- Born: 1952 or 1953 (age 72–73)
- Education: University of Illinois
- Occupation: Businessman
- Known for: Founder of CDW Corporation
- Spouse: Janet Krasny
- Children: 1

= Michael Krasny (businessman) =

American businessman

Michael Krasny (born 1952/1953) is an American billionaire businessman from Illinois. He is the founder and former chief executive officer of CDW Corporation, a direct seller of technical gadgets including computers and networking equipment.

==Early life==
Krasny grew up in a Jewish family in Illinois. He graduated from the University of Illinois Gies College of Business in 1975. He worked as a Toyota car salesman at his father's auto dealership in Arlington Heights, Illinois. In 1981, he quit his job as a car salesman and took some classes in computer programming but being unsuccessful in finding steady work, Krasny was forced to sell his own computer for cash.
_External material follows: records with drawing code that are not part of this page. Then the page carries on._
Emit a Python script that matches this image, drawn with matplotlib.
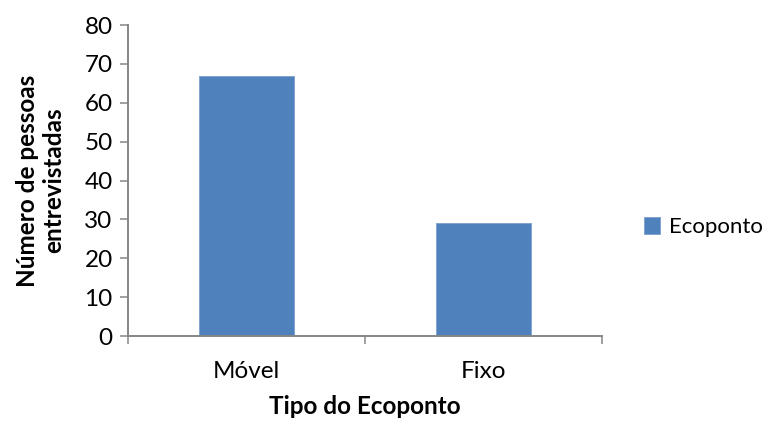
import matplotlib
matplotlib.use("Agg")
import matplotlib.pyplot as plt
from matplotlib.patches import Patch

# Data
categories = ["Móvel", "Fixo"]
counts = [67, 29]
series_name = "Ecoponto"

plt.rcParams['font.family'] = ['Lato', 'DejaVu Sans']

bar_color = "#4F81BD"
axis_color = "#868686"
fs = 17.5

fig = plt.figure(figsize=(7.69, 4.21), dpi=100)
ax = fig.add_axes([0.1664, 0.2019, 0.6165, 0.7387])

x = range(len(categories))
ax.bar(x, counts, width=0.4, color=bar_color, edgecolor="#7A9FCF", linewidth=0.6)

ax.set_xlim(-0.5, len(categories) - 0.5)
ax.set_ylim(0, 80)
ax.set_yticks(range(0, 81, 10))

# category labels centred, tick marks between categories
ax.set_xticks([i - 0.5 for i in range(len(categories) + 1)])
ax.set_xticklabels([])
ax.set_xticks(list(x), minor=True)
ax.set_xticklabels(categories, minor=True)
ax.tick_params(axis="x", which="minor", length=0, pad=18, labelsize=fs)
ax.tick_params(axis="x", which="major", length=6, width=1.1, color=axis_color, direction="out")
ax.tick_params(axis="y", length=6, width=1.1, color=axis_color, direction="out", labelsize=fs, pad=5)

for side in ["top", "right"]:
    ax.spines[side].set_visible(False)
for side in ["left", "bottom"]:
    ax.spines[side].set_color(axis_color)
    ax.spines[side].set_linewidth(1.4)

ax.set_xlabel("Tipo do Ecoponto", fontsize=fs, fontweight="bold", labelpad=9)
ax.set_ylabel("Número de pessoas\nentrevistadas", fontsize=fs, fontweight="bold",
              labelpad=14, linespacing=1.15)

handle = Patch(facecolor=bar_color, edgecolor="#7A9FCF", linewidth=0.6)
fig.legend([handle], [series_name], loc="center left", bbox_to_anchor=(0.837, 0.46),
           frameon=False, fontsize=16, handlelength=0.75, handleheight=0.75,
           handletextpad=0.4, borderaxespad=0, borderpad=0)

fig.savefig("out.png", dpi=100)
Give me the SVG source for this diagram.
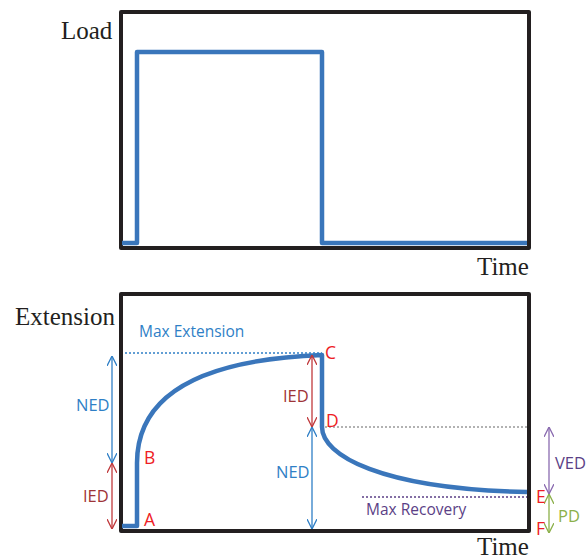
<svg xmlns="http://www.w3.org/2000/svg" width="587" height="560" viewBox="0 0 587 560">
<style>
.box{fill:none;stroke:#231f20;stroke-width:4;stroke-linejoin:round}
.sig{fill:none;stroke:#3a76bb;stroke-width:4.5;stroke-linejoin:round}
.serif{font-family:"Liberation Serif",serif;font-size:25px;fill:#231f20}
.lbl{font-family:"Open Sans","Liberation Sans",sans-serif;font-size:15.5px}
.dl{font-family:"Open Sans","Liberation Sans",sans-serif;font-size:16.5px}
.pt{font-family:"Open Sans","Liberation Sans",sans-serif;font-size:17.5px;fill:#ee1c25}
.dim{stroke-width:1.3;fill:none}
</style>
<defs>
<marker id="ab" viewBox="0 0 10 10" refX="10" refY="5" markerWidth="10" markerHeight="10" markerUnits="userSpaceOnUse" orient="auto-start-reverse"><path d="M0,0 L10,5 L0,10" fill="none" stroke="#2f7fc6" stroke-width="1.3"/></marker>
<marker id="ar" viewBox="0 0 10 10" refX="10" refY="5" markerWidth="10" markerHeight="10" markerUnits="userSpaceOnUse" orient="auto-start-reverse"><path d="M0,0 L10,5 L0,10" fill="none" stroke="#c0393c" stroke-width="1.3"/></marker>
<marker id="ap" viewBox="0 0 10 10" refX="10" refY="5" markerWidth="10" markerHeight="10" markerUnits="userSpaceOnUse" orient="auto-start-reverse"><path d="M0,0 L10,5 L0,10" fill="none" stroke="#8a6bb0" stroke-width="1.3"/></marker>
<marker id="ag" viewBox="0 0 10 10" refX="10" refY="5" markerWidth="10" markerHeight="10" markerUnits="userSpaceOnUse" orient="auto-start-reverse"><path d="M0,0 L10,5 L0,10" fill="none" stroke="#8cb04a" stroke-width="1.3"/></marker>
</defs>

<g id="load-chart">
<rect class="box" x="121" y="12" width="408" height="236"/>
<polyline class="sig" points="122,243 137,243 137,52 322,52 322,243 527,243"/>
<text class="serif" x="61" y="39">Load</text>
<text class="serif" x="477" y="275">Time</text>
</g>

<g id="extension-chart">
<rect class="box" x="121" y="294" width="408" height="237"/>
<text class="serif" x="15" y="325">Extension</text>
<text class="serif" x="477" y="555">Time</text>
<text class="lbl" x="139" y="337" fill="#2f7fc6">Max Extension</text>
<text class="lbl" x="366" y="515" fill="#5b3f86">Max Recovery</text>
</g>

<g id="curve">
<path class="sig" d="M122,526 L137,526 L137,463 C137,400 190,360 322,355 L322,427 C322,455 380,489 527,492"/>
</g>

<g id="connectors">
<line x1="125" y1="353" x2="322" y2="353" stroke="#2f7fc6" stroke-width="1.5" stroke-dasharray="2,2"/>
<line x1="325" y1="427" x2="527" y2="427" stroke="#999" stroke-width="1.3" stroke-dasharray="2,2"/>
<line x1="362" y1="497" x2="527" y2="497" stroke="#5b3f86" stroke-width="1.5" stroke-dasharray="2,2"/>
<line class="dim" x1="112" y1="356" x2="112" y2="463" stroke="#2f7fc6" marker-start="url(#ab)" marker-end="url(#ab)"/>
<line class="dim" x1="112" y1="463" x2="112" y2="529" stroke="#c0393c" marker-start="url(#ar)" marker-end="url(#ar)"/>
<line class="dim" x1="312" y1="355" x2="312" y2="427" stroke="#c0393c" marker-start="url(#ar)" marker-end="url(#ar)"/>
<line class="dim" x1="312" y1="427" x2="312" y2="529" stroke="#2f7fc6" marker-start="url(#ab)" marker-end="url(#ab)"/>
<line class="dim" x1="549" y1="427" x2="549" y2="494" stroke="#8a6bb0" marker-start="url(#ap)" marker-end="url(#ap)"/>
<line class="dim" x1="549" y1="494" x2="549" y2="533" stroke="#8cb04a" marker-start="url(#ag)" marker-end="url(#ag)"/>
</g>

<g id="labels">
<text class="dl" x="76" y="411" fill="#2f7fc6">NED</text>
<text class="dl" x="83" y="502" fill="#9e3437">IED</text>
<text class="dl" x="283" y="402" fill="#9e3437">IED</text>
<text class="dl" x="276" y="478" fill="#2f7fc6">NED</text>
<text class="dl" x="555" y="469" fill="#5b3f86">VED</text>
<text class="dl" x="558" y="522" fill="#8cb04a">PD</text>
<text class="pt" x="144" y="526">A</text>
<text class="pt" x="144" y="464">B</text>
<text class="pt" x="325" y="359">C</text>
<text class="pt" x="326" y="427">D</text>
<text class="pt" x="536" y="503">E</text>
<text class="pt" x="536" y="535">F</text>
</g>
</svg>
He placed a $3 ad in the Chicago Tribune and ended up selling his computer for a $200 profit.

==Career and retirement==
Seeing the great demand for computers, Krasny began buying computers to resell them eventually forming MPK Computers. A year later he changed the name to Computer Discount Warehouse (CDW) and steadily grew the business. In 1993, he took CDW public. Krasny retired in 2007 after selling the company to Madison Dearborn Partners for $7.3 billion. According to Forbes, his first caller from 1982 was still a customer as of 2000. Since 2009, as a hobby, Krasny has operated a woodworking shop in Northbrook, Illinois called Custom Woodworking Design, making plaques and awards.

==Personal life==
Krasny is married, with one child. He lives with his family in Highland Park, Illinois.